Two meme cryptocurrencies, both inspired by shiba inu dogs, are now within the top 10 by market value.
As of Monday afternoon, dogecoin, which launched in 2013 as a joke, ranks No. 10 with a market value of over $35 billion, according to CoinGecko. It’s currently trading at around 27 cents. A token called shiba inu, which launched in 2020 to poke fun at dogecoin, ranks No. 9 with a market value of over $38 billion. Shiba inu hit an all-time high of $0.00008616 on Thursday.
Since Wednesday, both dogecoin and shiba inu have frequently swapped places in the rankings, competing in somewhat of a rivalry. In fact, the shiba inu community refers to the token as the “dogecoin killer.”
But although their supporters may not want to admit it, dogecoin and shiba inu have a key characteristic in common, Caitlin Cook, head of community at crypto asset management tech company Onramp Invest, tells CNBC Make It.
Both are largely driven by the communities behind them, Cook says. “The dogecoin community and the shiba inu community are both very, very vocal and committed,” she explains.

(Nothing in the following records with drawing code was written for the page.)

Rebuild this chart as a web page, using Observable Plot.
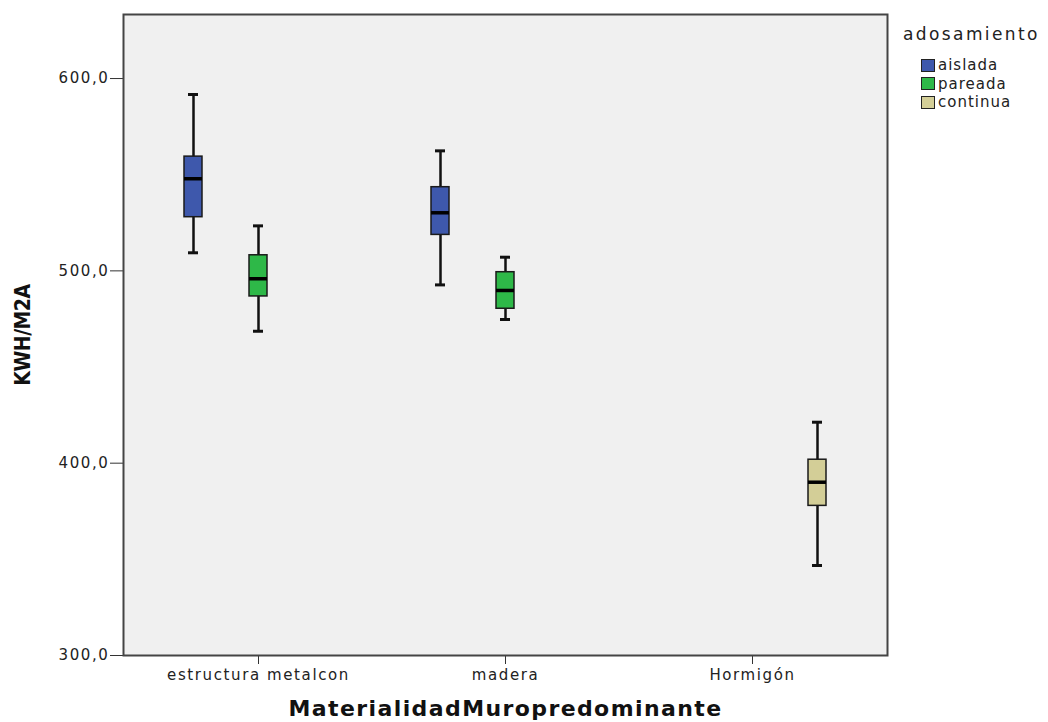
<!DOCTYPE html>
<html>
<head>
<meta charset="utf-8">
<script src="https://cdn.jsdelivr.net/npm/d3@7"></script>
<script src="https://cdn.jsdelivr.net/npm/@observablehq/plot@0.6"></script>
<style>
  html, body { margin: 0; padding: 0; background: #ffffff; }
  #chart { position: relative; width: 1048px; height: 722px; }
  #chart svg { display: block; }
  #chart g[aria-label="x-axis tick label"] text,
  #chart g[aria-label="y-axis tick label"] text {
    font-family: "DejaVu Sans", sans-serif; font-size: 15px; letter-spacing: 1.6px; fill: #222;
  }
  #chart g[aria-label="x-axis label"] text {
    font-family: "DejaVu Sans", sans-serif; font-weight: bold; font-size: 22px; letter-spacing: 1.4px; fill: #111;
  }
  #chart g[aria-label="y-axis label"] text {
    font-family: "Liberation Sans Narrow", "DejaVu Sans Condensed", sans-serif; font-weight: bold; font-size: 21px; letter-spacing: -0.5px; fill: #111;
  }
  .legend { position: absolute; left: 903px; top: 24px; font-family: "DejaVu Sans", sans-serif; color: #222; }
  .legend .title { font-size: 17px; letter-spacing: 2.4px; margin-bottom: 12px; }
  .legend .item { display: flex; align-items: center; height: 18.5px; margin-left: 18px; font-size: 15px; letter-spacing: 1px; }
  .legend .sw { width: 12px; height: 11px; border: 1.5px solid #222; margin-right: 3px; }
</style>
</head>
<body>
<div id="chart"></div>
<script>
// Wall material categories and attachment groups
const categories = ["estructura metalcon", "madera", "Hormigón"];
const groups = ["aislada", "pareada", "continua"];
const groupColors = ["#3e58ac", "#2eb848", "#d3ce97"];

// One box per (material, attachment) pair that has data
const boxCategory = ["estructura metalcon", "estructura metalcon", "madera", "madera", "Hormigón"];
const boxGroup = ["aislada", "pareada", "aislada", "pareada", "continua"];
const whiskerLow = [509.4, 468.6, 492.7, 474.7, 346.8];
const quartile1 = [527.9, 486.7, 518.7, 480.3, 377.8];
const median = [547.9, 495.9, 530.2, 489.8, 390.1];
const quartile3 = [559.4, 508.1, 543.5, 499.3, 401.8];
const whiskerHigh = [591.7, 523.4, 562.4, 507.1, 421.3];

const yTicks = [300, 400, 500, 600];

const boxes = boxCategory.map((c, i) => ({
  category: c,
  group: boxGroup[i],
  low: whiskerLow[i],
  q1: quartile1[i],
  median: median[i],
  q3: quartile3[i],
  high: whiskerHigh[i]
}));

// Boxes of a cluster sit side by side around the category tick
const clusterStep = 65;
const groupMarks = groups.flatMap((g, gi) => {
  const rows = boxes.filter(d => d.group === g);
  const dx = (gi - 1) * clusterStep;
  return [
    Plot.ruleX(rows, {x: "category", y1: "low", y2: "high", stroke: "#111", strokeWidth: 2.5, dx}),
    Plot.tickY(rows, {x: "category", y: "low", stroke: "#111", strokeWidth: 3, insetLeft: 4, insetRight: 4, dx}),
    Plot.tickY(rows, {x: "category", y: "high", stroke: "#111", strokeWidth: 3, insetLeft: 4, insetRight: 4, dx}),
    Plot.barY(rows, {x: "category", y1: "q1", y2: "q3", fill: "group", stroke: "#1a1a1a", strokeWidth: 1.5, dx}),
    Plot.tickY(rows, {x: "category", y: "median", stroke: "#000", strokeWidth: 3.5, dx})
  ];
});

const chart = Plot.plot({
  width: 1048,
  height: 722,
  marginTop: 14,
  marginLeft: 123,
  marginRight: 161,
  marginBottom: 67,
  style: {background: "transparent", overflow: "visible"},
  x: {type: "band", domain: categories, paddingInner: 0.927, paddingOuter: 0.51, axis: null},
  y: {domain: [300, 633.3], axis: null},
  color: {type: "ordinal", domain: groups, range: groupColors},
  marks: [
    Plot.frame({fill: "#f0f0f0"}),
    Plot.axisX({
      tickSize: 9,
      tickPadding: 5,
      stroke: "#333",
      label: "MaterialidadMuropredominante",
      labelAnchor: "center",
      labelOffset: 60
    }),
    Plot.axisY({
      ticks: yTicks,
      tickFormat: d => d.toFixed(1).replace(".", ","),
      tickSize: 13,
      tickPadding: 1,
      stroke: "#333",
      label: "KWH/M2A",
      labelAnchor: "center",
      labelArrow: false,
      labelOffset: 108
    }),
    ...groupMarks,
    Plot.frame({stroke: "#444", strokeWidth: 2})
  ]
});

const root = document.getElementById("chart");
root.appendChild(chart);

// Legend for the attachment groups, in the right margin
const legend = document.createElement("div");
legend.className = "legend";
legend.innerHTML = `<div class="title">adosamiento</div>` +
  groups.map((g, i) => `<div class="item"><span class="sw" style="background:${groupColors[i]}"></span>${g}</div>`).join("");
root.appendChild(legend);
</script>
</body>
</html>
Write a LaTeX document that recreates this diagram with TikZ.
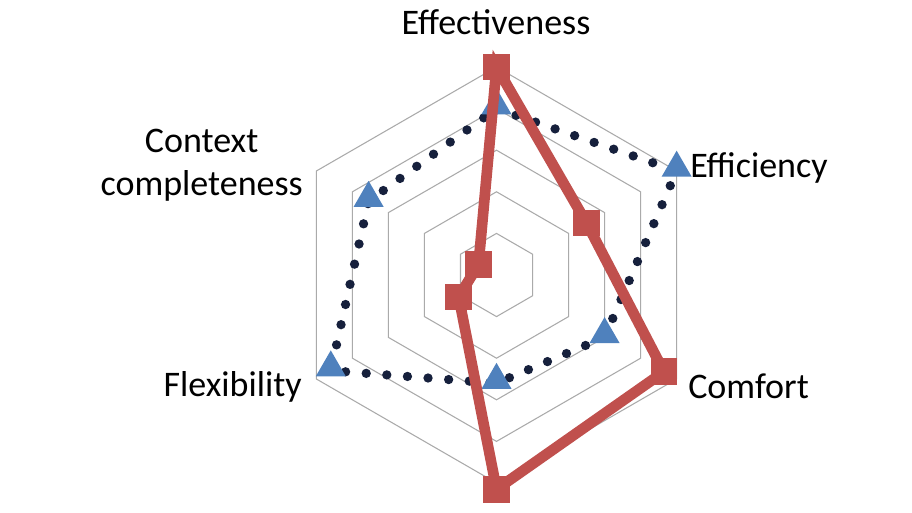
\documentclass[tikz,border=0pt]{standalone}
\usepackage{fontspec}
\setmainfont{Carlito}
\usetikzlibrary{shapes.geometric,calc}
\definecolor{ringgray}{RGB}{170,170,170}
\definecolor{redser}{RGB}{192,80,77}
\definecolor{blueser}{RGB}{79,129,189}
\definecolor{navy}{RGB}{22,32,60}
\tikzset{
  ring/.style={draw=ringgray, line width=0.8pt},
  redline/.style={draw=redser, line width=8pt, line join=miter},
  dotline/.style={draw=navy, line width=7pt, line cap=round, dash pattern=on 0pt off 15.5pt},
  sq/.style={fill=redser, minimum size=20pt, inner sep=0pt, rectangle},
  tri/.style={fill=blueser, regular polygon, regular polygon sides=3, minimum size=26pt, inner sep=0pt},
  lab/.style={font=\fontsize{27}{32}\selectfont, inner sep=0pt}
}
\begin{document}
\begin{tikzpicture}[x=0.75pt,y=0.75pt]
\useasboundingbox (0,0) rectangle (912,-513);
\begin{scope}[shift={(496.5,-275)}]
\foreach \k in {1,...,5}{
  \draw[ring] (90:\k*41.6) -- (30:\k*41.6) -- (-30:\k*41.6) -- (-90:\k*41.6) -- (210:\k*41.6) -- (150:\k*41.6) -- cycle;
}
% blue series
\coordinate (b1) at (90:0.8*208);
\coordinate (b2) at (30:1.0*208);
\coordinate (b3) at (-30:0.6*208);
\coordinate (b4) at (-90:0.52*208);
\coordinate (b5) at (210:0.92*208);
\coordinate (b6) at (150:0.71*208);
\draw[dotline] (b1) -- (b2) -- (b3) -- (b4) -- (b5) -- (b6) -- cycle;
\foreach \i in {1,...,6}{ \node[tri] (t\i) at ($(b\i)+(0,3)$) {}; }
% red series
\coordinate (r1) at (90:1.0*208);
\coordinate (r2) at (30:0.5*208);
\coordinate (r3) at (-30:0.93*208);
\coordinate (r4) at (-90:1.03*208);
\coordinate (r5) at (210:0.21*208);
\coordinate (r6) at (150:0.1*208);
\draw[redline] (r1) -- (r2) -- (r3) -- (r4) -- (r5) -- (r6) -- cycle;
\foreach \i in {1,...,6}{ \node[sq] (s\i) at (r\i) {}; }
\end{scope}
\node[lab, anchor=center] (le) at (496,-22) {Effectiveness};
\node[lab, anchor=west] (lf) at (690,-168) {Efficiency};
\node[lab, anchor=west] (lc) at (688,-386) {Comfort};
\node[lab, anchor=east] (lx) at (302,-387) {Flexibility};
\node[lab, anchor=east, align=center] (lk) at (303,-165) {Context\\completeness};
\end{tikzpicture}
\end{document}
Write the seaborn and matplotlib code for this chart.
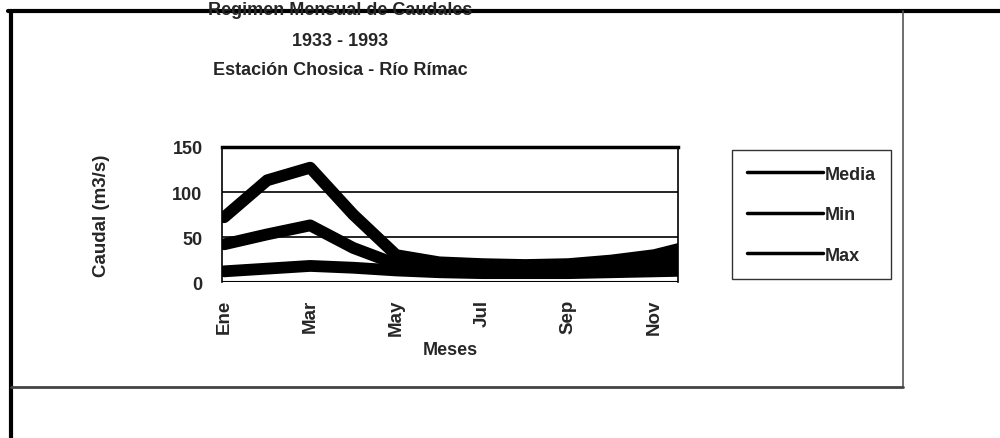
import numpy as np
import pandas as pd
import matplotlib.pyplot as plt
import seaborn as sns
from matplotlib.lines import Line2D

sns.set_theme(style='white')
plt.rcParams['font.family'] = ['Liberation Sans', 'DejaVu Sans']

meses = ['Ene', 'Feb', 'Mar', 'Abr', 'May', 'Jun', 'Jul', 'Ago', 'Sep', 'Oct', 'Nov', 'Dic']
media = [42, 53, 63, 38, 20, 16, 14, 13, 13, 15, 18, 30]
minimo = [12, 15, 18, 16, 13, 11, 10, 10, 10, 11, 12, 13]
maximo = [72, 113, 127, 75, 30, 22, 20, 19, 20, 24, 30, 42]

df = pd.DataFrame({
    'mes': list(range(12)) * 3,
    'caudal': media + minimo + maximo,
    'serie': ['Media'] * 12 + ['Min'] * 12 + ['Max'] * 12,
})


def main() -> None:

    fig = plt.figure(figsize=(10, 4.39), dpi=100)
    ax = fig.add_axes([0.222, 0.355, 0.456, 0.308])

    sns.lineplot(data=df, x='mes', y='caudal', hue='serie',
                 palette=['black', 'black', 'black'], linewidth=8.5,
                 ax=ax, legend=False)

    ax.set_xlim(-0.05, 10.55)
    ax.set_ylim(0, 150)
    ax.set_yticks([0, 50, 100, 150])
    ax.yaxis.grid(True, color='black', linewidth=1.2)
    ax.set_xticks(range(0, 12, 2))
    ax.set_xticklabels(meses[::2], rotation=90, fontsize=13.5, fontweight='bold')
    for t in ax.get_yticklabels():
        t.set_fontsize(13)
        t.set_fontweight('bold')
    ax.tick_params(axis='x', length=4, pad=8)
    ax.tick_params(axis='y', length=0, pad=14)
    ax.spines['bottom'].set_visible(False)
    ax.spines['top'].set_linewidth(2.5)
    ax.spines['left'].set_linewidth(1.2)
    ax.spines['right'].set_linewidth(1.2)
    for s in ['top', 'left', 'right']:
        ax.spines[s].set_color('black')
    ax.axhline(0, color='black', linewidth=1.5, zorder=5)

    ax.set_xlabel('Meses', fontsize=13, fontweight='bold', labelpad=4)
    ax.set_ylabel('Caudal (m3/s)', fontsize=13.5, fontweight='bold', labelpad=45)

    handles = [Line2D([0], [0], color='black', linewidth=2.5) for _ in range(3)]
    leg = fig.legend(handles, ['Media', 'Min', 'Max'], loc='upper left',
                     bbox_to_anchor=(0.732, 0.655), frameon=True, fancybox=False,
                     prop={'weight': 'bold', 'size': 13},
                     handlelength=4.2, labelspacing=1.3, borderpad=0.85,
                     handletextpad=0.1, borderaxespad=0)
    leg.get_frame().set_edgecolor('black')
    leg.get_frame().set_linewidth(1)

    fig.text(0.34, 0.975, 'Regimen Mensual de Caudales', ha='center', va='center',
             fontsize=13, fontweight='bold')
    fig.text(0.34, 0.905, '1933 - 1993', ha='center', va='center',
             fontsize=13, fontweight='bold')
    fig.text(0.34, 0.84, 'Estación Chosica - Río Rímac', ha='center', va='center',
             fontsize=13, fontweight='bold')

    # marco exterior
    fig.add_artist(Line2D([0.008, 1.0], [0.973, 0.973], color='black', linewidth=3))
    fig.add_artist(Line2D([0.011, 0.011], [0.0, 0.973], color='black', linewidth=3))
    fig.add_artist(Line2D([0.903, 0.903], [0.116, 0.973], color='#555555', linewidth=1.2))
    fig.add_artist(Line2D([0.011, 0.903], [0.116, 0.116], color='#444444', linewidth=2))

    fig.savefig('out.png', dpi=100)


if __name__ == '__main__': main()
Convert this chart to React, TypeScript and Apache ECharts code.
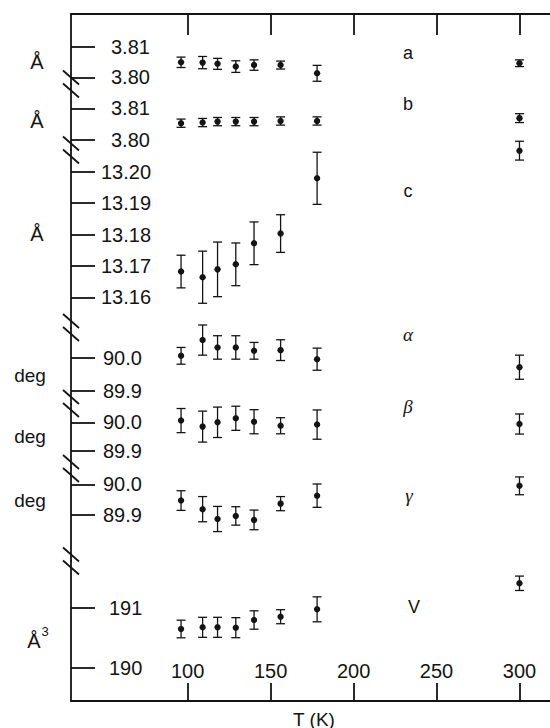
import React, { useEffect, useRef } from "react";
import * as echarts from "echarts";

// ---- data ----
const temps = [96, 109, 118, 129, 140, 156, 178, 300];

const aVal = [3.8049, 3.8048, 3.8044, 3.8035, 3.804, 3.804, 3.8013, 3.8046];
const aErr = [0.0017, 0.002, 0.0018, 0.0019, 0.0017, 0.0013, 0.0026, 0.0011];

const bVal = [3.8053, 3.8055, 3.8058, 3.8058, 3.8058, 3.806, 3.806, 3.8069];
const bErr = [0.0013, 0.0013, 0.0013, 0.0013, 0.0013, 0.0013, 0.0013, 0.0014];

const cVal = [13.1682, 13.1664, 13.1689, 13.1705, 13.1772, 13.1803, 13.1979, 13.2067];
const cErr = [0.0052, 0.0083, 0.0087, 0.0068, 0.0068, 0.006, 0.0083, 0.003];

const alphaVal = [90.005, 90.052, 90.03, 90.03, 90.02, 90.022, 89.995, 89.971];
const alphaErr = [0.025, 0.045, 0.035, 0.035, 0.025, 0.031, 0.033, 0.036];

const betaVal = [90.006, 89.985, 90.0, 90.014, 90.002, 89.988, 89.992, 89.994];
const betaErr = [0.042, 0.054, 0.053, 0.042, 0.042, 0.028, 0.051, 0.035];

const gammaVal = [89.947, 89.919, 89.887, 89.897, 89.884, 89.937, 89.963, 89.995];
const gammaErr = [0.032, 0.041, 0.041, 0.03, 0.032, 0.023, 0.038, 0.029];

const volVal = [190.645, 190.673, 190.673, 190.667, 190.795, 190.85, 190.973, 191.407];
const volErr = [0.147, 0.167, 0.167, 0.167, 0.153, 0.117, 0.208, 0.12];

// tick labels
const xTicks = [100, 150, 200, 250, 300];
const aTicks = [3.8, 3.81];
const bTicks = [3.8, 3.81];
const cTicks = [13.16, 13.17, 13.18, 13.19, 13.2];
const alphaTicks = [89.9, 90.0];
const betaTicks = [89.9, 90.0];
const gammaTicks = [89.9, 90.0];
const volTicks = [190, 191];

// ---- layout ----
const X_MIN = 29.66;
const X_MAX = 318.4;
const LEFT = 71;
const FONT = "'Liberation Sans', Arial, Helvetica, sans-serif";
const SERIF = "'Liberation Serif', 'Times New Roman', serif";
const INK = "#141414";

const panels = [
  { vals: aVal, errs: aErr, ticks: aTicks, digits: 2, min: 3.79781, max: 3.820686, top: 14, bottom: 84, margin: 40 },
  { vals: bVal, errs: bErr, ticks: bTicks, digits: 2, min: 3.796845, max: 3.817666, top: 84, bottom: 150, margin: 40 },
  { vals: cVal, errs: cErr, ticks: cTicks, digits: 2, min: 13.150223, max: 13.206911, top: 150, bottom: 328, margin: 30 },
  { vals: alphaVal, errs: alphaErr, ticks: alphaTicks, digits: 1, min: 89.861194, max: 90.08806, top: 328, bottom: 404, margin: 32 },
  { vals: betaVal, errs: betaErr, ticks: betaTicks, digits: 1, min: 89.840767, max: 90.063763, top: 404, bottom: 468, margin: 32 },
  { vals: gammaVal, errs: gammaErr, ticks: gammaTicks, digits: 1, min: 89.750163, max: 90.053094, top: 468, bottom: 561, margin: 32 },
  { vals: volVal, errs: volErr, ticks: volTicks, digits: 0, min: 189.445, max: 191.778333, top: 561, bottom: 701, margin: 38 },
];

const breakCenters = [84, 150, 327.5, 403.5, 468.5, 561];

function renderErr(params: any, api: any) {
  const x = api.value(0);
  const y = api.value(1);
  const e = api.value(2);
  const p = api.coord([x, y]);
  const t = api.coord([x, y + e]);
  const b = api.coord([x, y - e]);
  const w = 4.5;
  const st = { stroke: INK, lineWidth: 1.3 };
  return {
    type: "group",
    children: [
      { type: "line", shape: { x1: p[0], y1: t[1], x2: p[0], y2: b[1] }, style: st },
      { type: "line", shape: { x1: p[0] - w, y1: t[1], x2: p[0] + w, y2: t[1] }, style: st },
      { type: "line", shape: { x1: p[0] - w, y1: b[1], x2: p[0] + w, y2: b[1] }, style: st },
      { type: "circle", shape: { cx: p[0], cy: p[1], r: 3.2 }, style: { fill: INK } },
    ],
  };
}

function text(t: string, x: number, y: number, opts: any = {}) {
  return {
    type: "text",
    x,
    y,
    style: {
      text: t,
      fill: INK,
      font: opts.font || `19px ${FONT}`,
      textAlign: opts.align || "center",
      textVerticalAlign: "middle",
      verticalAlign: "middle",
    },
  };
}

export default function App() {
  const ref = useRef<HTMLDivElement>(null);
  useEffect(() => {
    if (!ref.current) return;
    const chart = echarts.init(ref.current, null, { renderer: "svg" });

    const grids: any[] = [];
    const xAxes: any[] = [];
    const yAxes: any[] = [];
    const series: any[] = [];

    panels.forEach((p, i) => {
      grids.push({ left: LEFT, right: 0, top: p.top, height: p.bottom - p.top });
      xAxes.push({ gridIndex: i, type: "value", min: X_MIN, max: X_MAX, show: false });
      yAxes.push({
        gridIndex: i,
        type: "value",
        min: p.min,
        max: p.max,
        axisLine: { show: true, lineStyle: { color: INK, width: 1.8 } },
        axisTick: { show: true, inside: true, length: 24, customValues: p.ticks, lineStyle: { color: INK, width: 1.8 } },
        axisLabel: {
          show: true,
          inside: true,
          margin: p.margin,
          customValues: p.ticks,
          formatter: (v: number) => v.toFixed(p.digits),
          fontSize: 20,
          fontFamily: FONT,
          color: INK,
          align: "left",
          verticalAlign: "middle",
        },
        splitLine: { show: false },
      });
      series.push({
        type: "custom",
        xAxisIndex: i,
        yAxisIndex: i,
        clip: false,
        renderItem: renderErr,
        encode: { x: 0, y: 1 },
        data: temps.map((t, k) => [t, p.vals[k], p.errs[k]]),
      });
    });

    // frame grid with bottom & top x axes
    const fi = panels.length;
    grids.push({ left: LEFT, right: 0, top: 14, bottom: 27 });
    xAxes.push({
      gridIndex: fi,
      type: "value",
      position: "bottom",
      min: X_MIN,
      max: X_MAX,
      axisLine: { show: true, lineStyle: { color: INK, width: 1.8 } },
      axisTick: { show: true, inside: true, length: 18, customValues: xTicks, lineStyle: { color: INK, width: 1.8 } },
      axisLabel: {
        show: true,
        inside: true,
        margin: 30,
        customValues: xTicks,
        fontSize: 20,
        fontFamily: FONT,
        color: INK,
        verticalAlign: "middle",
      },
      splitLine: { show: false },
    });
    xAxes.push({
      gridIndex: fi,
      type: "value",
      position: "top",
      min: X_MIN,
      max: X_MAX,
      axisLine: { show: true, lineStyle: { color: INK, width: 1.8 } },
      axisTick: { show: true, inside: true, length: 21, customValues: xTicks, lineStyle: { color: INK, width: 1.8 } },
      axisLabel: { show: false },
      splitLine: { show: false },
    });
    yAxes.push({ gridIndex: fi, type: "value", min: 0, max: 1, show: false });

    const graphics: any[] = [];
    breakCenters.forEach((c) => {
      [c - 6.5, c + 6.5].forEach((ys) => {
        graphics.push({
          type: "line",
          shape: { x1: LEFT - 8, y1: ys - 7, x2: LEFT + 8, y2: ys + 7 },
          style: { stroke: INK, lineWidth: 1.8 },
          z: 100,
        });
      });
    });

    // unit labels
    graphics.push(text("Å", 37, 61.5, { font: `20px ${FONT}` }));
    graphics.push(text("Å", 37, 121, { font: `20px ${FONT}` }));
    graphics.push(text("Å", 37, 234, { font: `20px ${FONT}` }));
    graphics.push(text("deg", 30, 375));
    graphics.push(text("deg", 30, 436));
    graphics.push(text("deg", 30, 500));
    graphics.push(text("Å", 34, 641, { font: `20px ${FONT}` }));
    graphics.push(text("3", 45, 631, { font: `13px ${FONT}` }));

    // series labels
    graphics.push(text("a", 408, 53, { font: `18px ${FONT}` }));
    graphics.push(text("b", 408, 103.5, { font: `18px ${FONT}` }));
    graphics.push(text("c", 408, 190.5, { font: `18px ${FONT}` }));
    graphics.push(text("α", 408, 334.5, { font: `italic 19px ${SERIF}` }));
    graphics.push(text("β", 408, 406.5, { font: `italic 19px ${SERIF}` }));
    graphics.push(text("γ", 409, 495, { font: `italic 19px ${SERIF}` }));
    graphics.push(text("V", 414, 606.5, { font: `18px ${FONT}` }));

    // x axis title
    graphics.push(text("T (K)", 314, 719, { font: `19px ${FONT}` }));

    chart.setOption({
      animation: false,
      backgroundColor: "#ffffff",
      grid: grids,
      xAxis: xAxes,
      yAxis: yAxes,
      series,
      graphic: graphics,
    });
    return () => chart.dispose();
  }, []);

  return (
    <div
      ref={ref}
      style={{ position: "absolute", left: 0, top: 0, width: 550, height: 728, background: "#fff" }}
    />
  );
}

“Altcoins like [shiba inu] are primarily community-based, meaning their success is largely dependent on the success and growth of its community, instead of its utility,” Douglas Boneparth, certified financial planner and president of Bone Fide Wealth, previously told CNBC Make It. (The term “altcoins” refers to the multitude of cryptocurrencies aside from bitcoin.)
The shiba inu token creator even calls it an “experiment in decentralized spontaneous community building” in its white paper.
Both shiba inu and dogecoin’s growth can be largely attributed to supporters hyping up them up, Cook says. “It’s the power of the people who are amplifying it that kind of drives the performance a lot of the time,” she says.
A few times throughout 2021, shiba inu appeared to jump after Musk repeatedly posted images of his shiba inu puppy on Twitter. But on Oct. 24, Musk clarified that he doesn’t own any shiba inu tokens and that he only owns bitcoin, ether and dogecoin.
But overall, the current surge is “so much community-driven, and any token or coin out there has the opportunity to run up like this if someone with a big microphone is amplifying it,” Cook says.
However, the fact that these tokens are so susceptible to price swings based on who’s talking about them is a big part of what makes investing in them risky.
Both dogecoin and shiba inu are “speculative bets,” Cook says. “They’re not long-term investments for most people, and most people probably wouldn’t have a long-term thesis behind why they would hold them for a long period either.”
That’s because they’re considered to be bets on a community rather than a technology, she says. “There’s not a viable product.”
Experts warn that any cryptocurrency investment can result in the loss of your entire investment. They generally recommend that you only invest what you can afford to lose, regardless of which cryptocurrency you choose. And altcoins may require additional caution due to their differences from something like bitcoin, including their structure, supply and utility.
Bitcoin launched in 2009 with the intent to be a peer-to-peer financial system. Its blockchain was carefully created with a well-thought-out ecosystem. Bitcoin also has a limited supply, which allows for built-in scarcity by design. Because of that, it’s seen as a store of value by its holders, who also hope it becomes a prominent decentralized digital currency.
Most altcoins lack these characteristics. Though their communities are a strength, it’s something they’re very dependent on, since many lack technological development and don’t have a supply cap.
Due to volatility and risk, “I always say that crypto isn’t a suitable investment for a lot of people,” Cook says. “When you get into more volatile altcoins, it’s an even less viable investment for a lot of people that don’t have the stomach for it.”
Of course, it’s impossible to know how things will unfold for dogecoin and shiba inu. “Who knows? Maybe one day grandma will give her grandkids some SHIB for their birthday,” Boneparth says. “The future of either depends on wide-scale adoption and use in our current financial system.”